Ob Rost das Gefühl habe, dass sich Bernd Hoffmann beim HSV nicht hinter die Mannschaft stelle? "Ich habe noch nichts gehört. Er hat 160 Millionen Euro Jahresumsatz gemacht, das war sein Erfolg. Die Mannschaft hat nur 50 Spiele gemacht. Aber scheißegal! Das ist total uninteressant, ob sie mich wegfackeln, ist mir wurscht. Wir müssen gucken, dass wir 40 Punkte kriegen - das ist das Entscheidende. Was glauben die hier: dass wir irgendwo hinfahren und irgendwelche Leute abschießen? Wir haben heute nicht mal einen Blumentopf getroffen. Aber ich muss die Dinge aktiv regeln und nicht aussitzen. Stellen Sie sich vor, jeder Spieler, bei dem der Vertrag ausläuft, macht jetzt Urlaub!"

Nachfrage, er meint Bernd Hoffmannn? "Was interessiert mich Bernd Hoffmann? Wir müssen ein Verein sein, der eine Einheit ist. Nur dann haben wir eine Chance. Was wir jetzt sehen, ist ein wankender Riese - und wenn wir noch eine auf die 'Gusche' kriegen, dann fällt er um, der Riese."
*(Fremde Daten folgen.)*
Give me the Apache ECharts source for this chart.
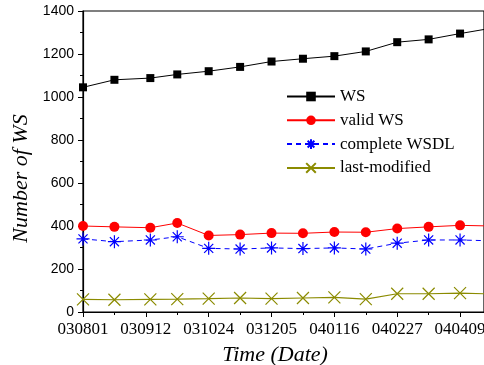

Was jetzt passieren muss? "Dass alle fest zusammenstehen und dass man die Probleme, die man hat, aktiv regelt. Das geht von ganz oben los, die Spieler können es ja schwer regeln."

Welchen Einfluss der Trainer hat? "Ich bin vier Jahre hier - fünf Trainer. Und, was ist besser geworden? Die Probleme sind die gleichen. Die Medien fordern doch laufend: Wir müssen einen neuen Trainer holen, wir brauchen neue Spieler. Glauben Sie, wir gehen mit so einem breiten Kreuz ins Spiel, wenn wir wissen: Nächstes Jahr werden eh alle ausgetauscht? Solange ich meine Leute habe, verteidige ich sie bis aufs Messer: meine Spieler, meine Mannschaft, die das Wertvollste ist, was dieser Verein hat. Denn ohne Bundesliga können alle anderen den Deckel zumachen."